Source data:
+ + + + +
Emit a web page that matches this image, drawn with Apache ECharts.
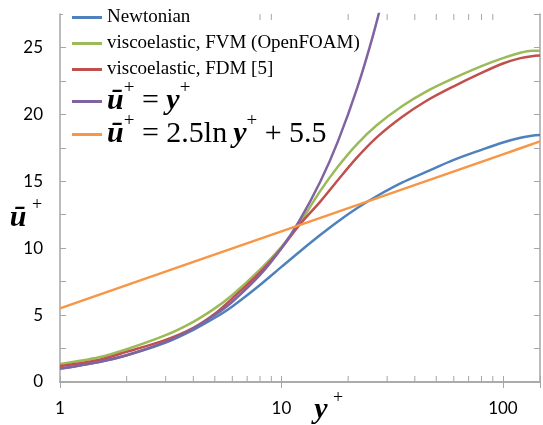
<!DOCTYPE html>
<html>
<head>
<meta charset="utf-8">
<script src="https://cdn.jsdelivr.net/npm/echarts@6/dist/echarts.min.js"></script>
<style>
  html, body { margin: 0; padding: 0; background: #fff; }
  #chart { width: 543px; height: 425px; }
</style>
</head>
<body>
<div id="chart"></div>
<script>
// Mean velocity profiles in wall units (log-scaled y+ on the horizontal axis)
const yPlus       = [1, 1.5, 2, 3, 4, 5, 6, 8, 10, 12, 15, 18, 22, 27, 35, 45, 60, 80, 100, 120, 135, 147];
const newtonian   = [1.0, 1.5, 2.0, 2.95, 3.9, 4.8, 5.65, 7.25, 8.6, 9.7, 11.0, 12.0, 13.0, 13.9, 14.9, 15.7, 16.6, 17.35, 17.9, 18.25, 18.4, 18.45];
const viscoFVM    = [1.35, 1.85, 2.45, 3.5, 4.5, 5.5, 6.5, 8.4, 10.1, 11.8, 14.3, 16.1, 17.8, 19.2, 20.6, 21.7, 22.7, 23.6, 24.2, 24.6, 24.75, 24.75];
const viscoFDM    = [1.2, 1.65, 2.25, 3.15, 4.05, 5.1, 6.25, 8.2, 10.0, 11.7, 13.5, 15.1, 16.8, 18.3, 19.8, 21.0, 22.1, 23.1, 23.8, 24.2, 24.35, 24.4];
// Viscous sublayer u+ = y+
const sublayerX   = [1, 1.5, 2, 3, 4, 5, 6, 8, 10, 12, 15, 18, 22, 26, 30];
const sublayerU   = [1, 1.5, 2, 3, 4, 5, 6, 8, 10, 12, 15, 18, 22, 26, 30];
// Log law u+ = 2.5 ln y+ + 5.5
const logLawX     = [1, 10, 100, 147];
const logLawU     = [5.5, 11.26, 17.01, 17.98];

const xMinorTicks = [2, 3, 4, 5, 6, 7, 8, 9, 20, 30, 40, 50, 60, 70, 80, 90];
const seriesNames = ['Newtonian', 'viscoelastic, FVM (OpenFOAM)', 'viscoelastic, FDM [5]', 'sublayer', 'loglaw'];
const colors = ['#4F81BD', '#9BBB59', '#C0504D', '#8064A2', '#F79646'];

const X_MIN = 1, X_MAX = 147, Y_MIN = 0, Y_MAX = 27.5;
const SERIF = '"Liberation Serif", "DejaVu Serif", serif';
const LABEL_FONT = 'Lato, "Open Sans", sans-serif';
const AXIS_GRAY = '#a6a6a6';

const zip = (xs, ys) => xs.map((x, i) => [x, ys[i]]);

const chart = echarts.init(document.getElementById('chart'), null, { renderer: 'canvas' });

const lineSeries = (name, xs, ys, color) => ({
  name, type: 'line', data: zip(xs, ys),
  smooth: 0.3, showSymbol: false, symbol: 'none',
  lineStyle: { color, width: 2.5 }, itemStyle: { color },
  xAxisIndex: 0, yAxisIndex: 0
});

const legendText = {
  'Newtonian': '{t|Newtonian}',
  'viscoelastic, FVM (OpenFOAM)': '{t|viscoelastic, FVM (OpenFOAM)}',
  'viscoelastic, FDM [5]': '{t|viscoelastic, FDM [5]}',
  'sublayer': '{u|ū}{s|+}{r| = }{u|y}{s|+}',
  'loglaw': '{u|ū}{s|+}{r| = 2.5ln\u2009}{u|y}{s|+}{r| + 5.5}'
};

// superscripts are lifted by a bottom padding on their token
const legendRich = {
  t: { fontFamily: SERIF, fontSize: 19, color: '#000' },
  u: { fontFamily: SERIF, fontSize: 30, fontStyle: 'italic', fontWeight: 'bold', color: '#000' },
  r: { fontFamily: SERIF, fontSize: 30, color: '#000' },
  s: { fontFamily: SERIF, fontSize: 19, color: '#000', padding: [0, 0, 26, 0] }
};

const legendBase = (names, top, gap) => ({
  data: names, orient: 'vertical', left: 72, top, padding: 0,
  itemGap: gap, itemWidth: 30, itemHeight: 3, icon: 'rect',
  selectedMode: false, z: 200,
  formatter: name => legendText[name],
  textStyle: { color: '#000', rich: legendRich }
});

const axisLineStyle = { lineStyle: { color: AXIS_GRAY, width: 1.5 } };
const tickStyle = { inside: true, length: 6, lineStyle: { color: AXIS_GRAY, width: 1 } };

chart.setOption({
  animation: false,
  backgroundColor: '#fff',
  color: colors,
  grid: { left: 60, right: 0, top: 14, bottom: 43, containLabel: false },
  xAxis: [
    {
      type: 'log', logBase: 10, min: X_MIN, max: X_MAX, position: 'bottom',
      axisLine: axisLineStyle, axisTick: tickStyle, splitLine: { show: false },
      axisLabel: {
        margin: 18, color: '#000', fontFamily: LABEL_FONT, fontSize: 17,
        formatter: v => ([1, 10, 100].includes(Math.round(v)) ? String(Math.round(v)) : '')
      }
    },
    {
      type: 'log', logBase: 10, min: X_MIN, max: X_MAX, position: 'top',
      axisLine: axisLineStyle, axisTick: tickStyle, splitLine: { show: false },
      axisLabel: { show: false }
    }
  ],
  yAxis: [
    {
      type: 'value', min: Y_MIN, max: Y_MAX, interval: 2.5, position: 'left',
      axisLine: { show: true, ...axisLineStyle }, axisTick: { show: true, ...tickStyle },
      splitLine: { show: false },
      axisLabel: {
        margin: 17, color: '#000', fontFamily: LABEL_FONT, fontSize: 17,
        formatter: v => (v % 5 === 0 ? String(v) : '')
      }
    },
    {
      type: 'value', min: Y_MIN, max: Y_MAX, interval: 2.5, position: 'right',
      axisLine: { show: true, ...axisLineStyle }, axisTick: { show: true, ...tickStyle },
      splitLine: { show: false }, axisLabel: { show: false }
    }
  ],
  legend: [
    legendBase(seriesNames.slice(0, 3), 8, 7),
    legendBase([seriesNames[3]], 79, 0),
    legendBase([seriesNames[4]], 112, 0)
  ],
  graphic: [
    // legend box background interrupting the top frame line
    { type: 'rect', left: 63, top: 8, shape: { width: 187, height: 12 }, style: { fill: '#fff' }, z: 100 },
    // vertical axis title
    { type: 'text', x: 18, y: 218, z: 100,
      style: { text: 'ū', font: `italic bold 30px ${SERIF}`, fill: '#000', align: 'center', verticalAlign: 'middle' } },
    { type: 'text', x: 37, y: 205, z: 100,
      style: { text: '+', font: `18px ${SERIF}`, fill: '#000', align: 'center', verticalAlign: 'middle' } },
    // horizontal axis title
    { type: 'text', x: 321, y: 410, z: 100,
      style: { text: 'y', font: `italic bold 30px ${SERIF}`, fill: '#000', align: 'center', verticalAlign: 'middle' } },
    { type: 'text', x: 338, y: 398, z: 100,
      style: { text: '+', font: `18px ${SERIF}`, fill: '#000', align: 'center', verticalAlign: 'middle' } }
  ],
  series: [
    lineSeries(seriesNames[0], yPlus, newtonian, colors[0]),
    lineSeries(seriesNames[1], yPlus, viscoFVM, colors[1]),
    lineSeries(seriesNames[2], yPlus, viscoFDM, colors[2]),
    lineSeries(seriesNames[3], sublayerX, sublayerU, colors[3]),
    lineSeries(seriesNames[4], logLawX, logLawU, colors[4]),
    {
      // minor log ticks on the bottom and top frame
      name: 'minorTicks', type: 'custom', silent: true, z: 1,
      xAxisIndex: 0, yAxisIndex: 0,
      data: xMinorTicks.map(v => [v, Y_MIN]),
      renderItem: (params, api) => {
        const x = api.value(0);
        const b = api.coord([x, Y_MIN]);
        const t = api.coord([x, Y_MAX]);
        const st = { stroke: AXIS_GRAY, lineWidth: 1 };
        return {
          type: 'group', children: [
            { type: 'line', shape: { x1: b[0], y1: b[1], x2: b[0], y2: b[1] - 6 }, style: st },
            { type: 'line', shape: { x1: t[0], y1: t[1], x2: t[0], y2: t[1] + 6 }, style: st }
          ]
        };
      }
    }
  ]
});
</script>
</body>
</html>
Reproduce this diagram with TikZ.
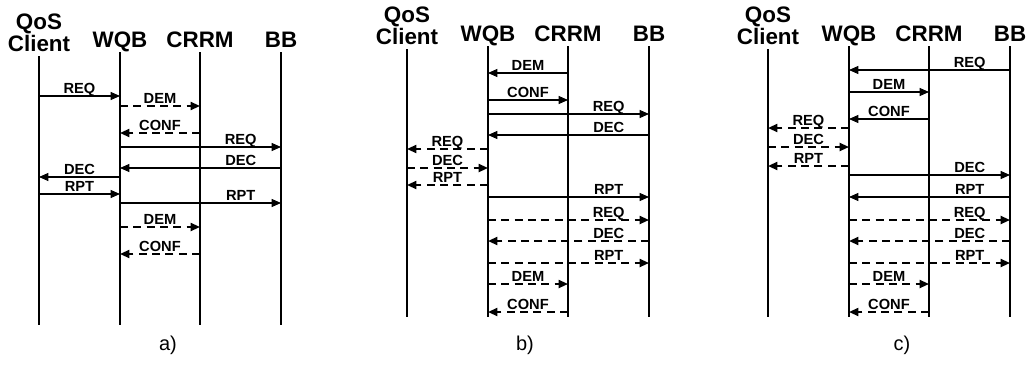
+ + + + +
__DIRECTIVE__. Go through the entries above and copy every line containing "with".

__ANSWER BELOW__.
Emit a web page that matches this image, drawn with Apache ECharts.
Reproduce this diagram with TikZ.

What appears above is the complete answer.